"""

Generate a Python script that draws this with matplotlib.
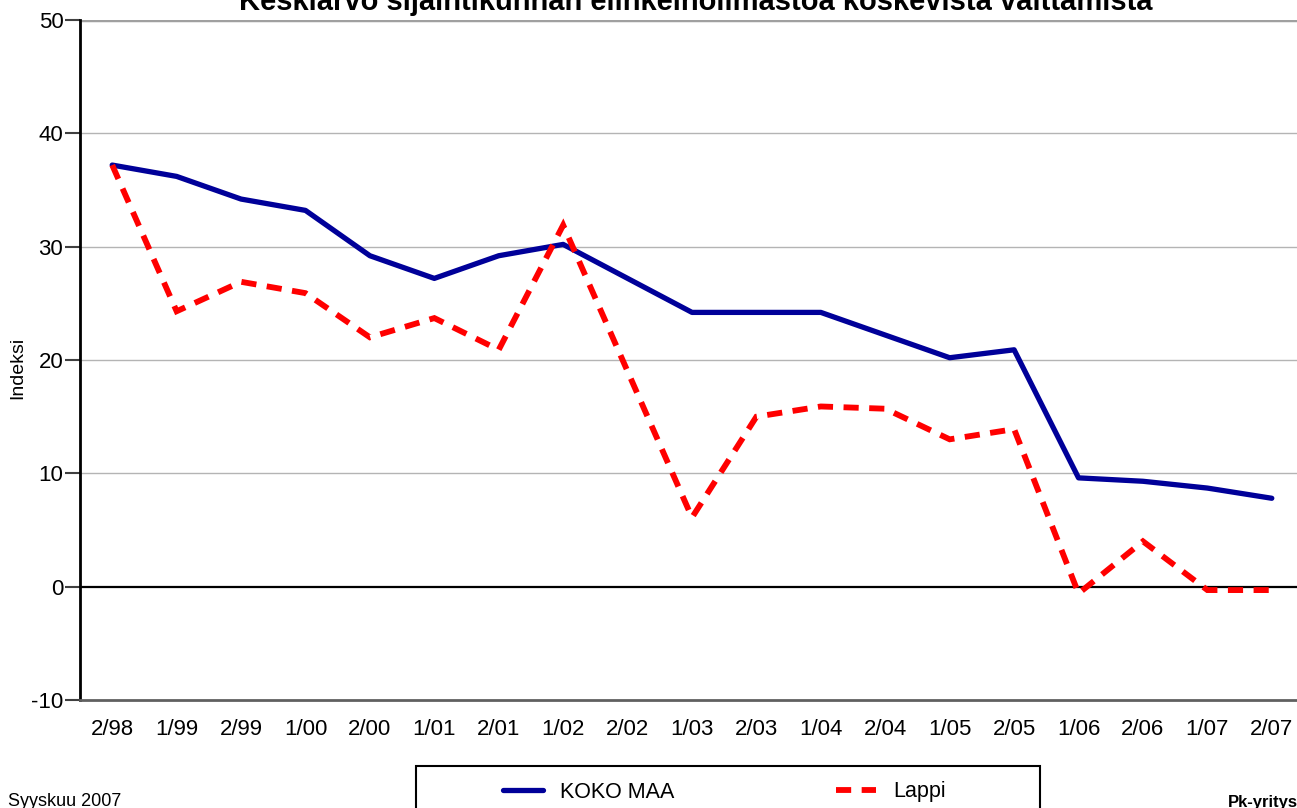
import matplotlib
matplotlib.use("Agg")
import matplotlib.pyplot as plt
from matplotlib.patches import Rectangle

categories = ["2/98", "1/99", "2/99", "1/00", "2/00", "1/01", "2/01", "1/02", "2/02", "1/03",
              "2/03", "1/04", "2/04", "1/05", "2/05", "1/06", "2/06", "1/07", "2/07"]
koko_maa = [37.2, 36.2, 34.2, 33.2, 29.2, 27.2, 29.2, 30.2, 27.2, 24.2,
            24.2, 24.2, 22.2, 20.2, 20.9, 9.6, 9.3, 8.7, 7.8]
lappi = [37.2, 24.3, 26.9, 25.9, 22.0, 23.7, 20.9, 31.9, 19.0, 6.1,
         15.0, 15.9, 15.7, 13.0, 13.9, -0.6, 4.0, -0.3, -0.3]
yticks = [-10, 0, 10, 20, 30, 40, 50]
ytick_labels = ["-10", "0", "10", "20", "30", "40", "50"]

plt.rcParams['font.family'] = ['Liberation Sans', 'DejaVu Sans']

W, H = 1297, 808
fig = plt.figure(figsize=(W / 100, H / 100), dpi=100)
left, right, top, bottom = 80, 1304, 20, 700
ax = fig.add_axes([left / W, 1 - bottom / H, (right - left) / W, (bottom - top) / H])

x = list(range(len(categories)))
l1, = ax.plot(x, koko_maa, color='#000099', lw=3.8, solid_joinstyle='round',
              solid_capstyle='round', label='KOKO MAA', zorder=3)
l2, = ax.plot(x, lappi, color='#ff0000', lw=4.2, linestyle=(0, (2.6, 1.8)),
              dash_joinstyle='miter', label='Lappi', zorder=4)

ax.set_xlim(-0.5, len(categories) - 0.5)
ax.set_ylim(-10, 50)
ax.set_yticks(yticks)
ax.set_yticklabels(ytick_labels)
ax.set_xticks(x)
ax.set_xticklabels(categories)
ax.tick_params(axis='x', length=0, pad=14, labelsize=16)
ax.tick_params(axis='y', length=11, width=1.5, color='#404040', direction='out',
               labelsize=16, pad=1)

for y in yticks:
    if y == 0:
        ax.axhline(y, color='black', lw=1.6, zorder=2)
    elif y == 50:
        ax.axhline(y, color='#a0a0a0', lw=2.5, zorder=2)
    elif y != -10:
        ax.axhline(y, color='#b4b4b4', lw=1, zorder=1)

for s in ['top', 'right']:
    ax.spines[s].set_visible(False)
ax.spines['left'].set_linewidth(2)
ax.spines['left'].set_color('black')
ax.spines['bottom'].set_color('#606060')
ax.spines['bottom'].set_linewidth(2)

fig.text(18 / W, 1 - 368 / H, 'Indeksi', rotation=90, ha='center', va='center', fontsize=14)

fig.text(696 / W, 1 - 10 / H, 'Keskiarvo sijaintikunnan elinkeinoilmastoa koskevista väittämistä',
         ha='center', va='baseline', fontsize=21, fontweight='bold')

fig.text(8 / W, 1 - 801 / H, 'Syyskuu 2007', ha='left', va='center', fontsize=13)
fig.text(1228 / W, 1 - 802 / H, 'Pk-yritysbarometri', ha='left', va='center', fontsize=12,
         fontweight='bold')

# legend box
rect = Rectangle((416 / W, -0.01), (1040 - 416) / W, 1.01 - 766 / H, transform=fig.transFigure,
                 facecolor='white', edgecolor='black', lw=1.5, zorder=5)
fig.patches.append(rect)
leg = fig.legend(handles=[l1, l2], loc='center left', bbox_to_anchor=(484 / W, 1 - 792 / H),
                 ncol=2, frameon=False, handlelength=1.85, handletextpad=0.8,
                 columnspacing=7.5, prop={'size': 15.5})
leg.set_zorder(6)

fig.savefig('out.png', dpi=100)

"""

# [STATED PROBLEM]
Could the lines from the top of the material through the line with "ax = fig.add_axes([left" be repeated exactly, pictures left out?

# [TASK RESPONSE]
Generate a Python script that draws this with matplotlib.
import matplotlib
matplotlib.use("Agg")
import matplotlib.pyplot as plt
from matplotlib.patches import Rectangle

categories = ["2/98", "1/99", "2/99", "1/00", "2/00", "1/01", "2/01", "1/02", "2/02", "1/03",
              "2/03", "1/04", "2/04", "1/05", "2/05", "1/06", "2/06", "1/07", "2/07"]
koko_maa = [37.2, 36.2, 34.2, 33.2, 29.2, 27.2, 29.2, 30.2, 27.2, 24.2,
            24.2, 24.2, 22.2, 20.2, 20.9, 9.6, 9.3, 8.7, 7.8]
lappi = [37.2, 24.3, 26.9, 25.9, 22.0, 23.7, 20.9, 31.9, 19.0, 6.1,
         15.0, 15.9, 15.7, 13.0, 13.9, -0.6, 4.0, -0.3, -0.3]
yticks = [-10, 0, 10, 20, 30, 40, 50]
ytick_labels = ["-10", "0", "10", "20", "30", "40", "50"]

plt.rcParams['font.family'] = ['Liberation Sans', 'DejaVu Sans']

W, H = 1297, 808
fig = plt.figure(figsize=(W / 100, H / 100), dpi=100)
left, right, top, bottom = 80, 1304, 20, 700
ax = fig.add_axes([left / W, 1 - bottom / H, (right - left) / W, (bottom - top) / H])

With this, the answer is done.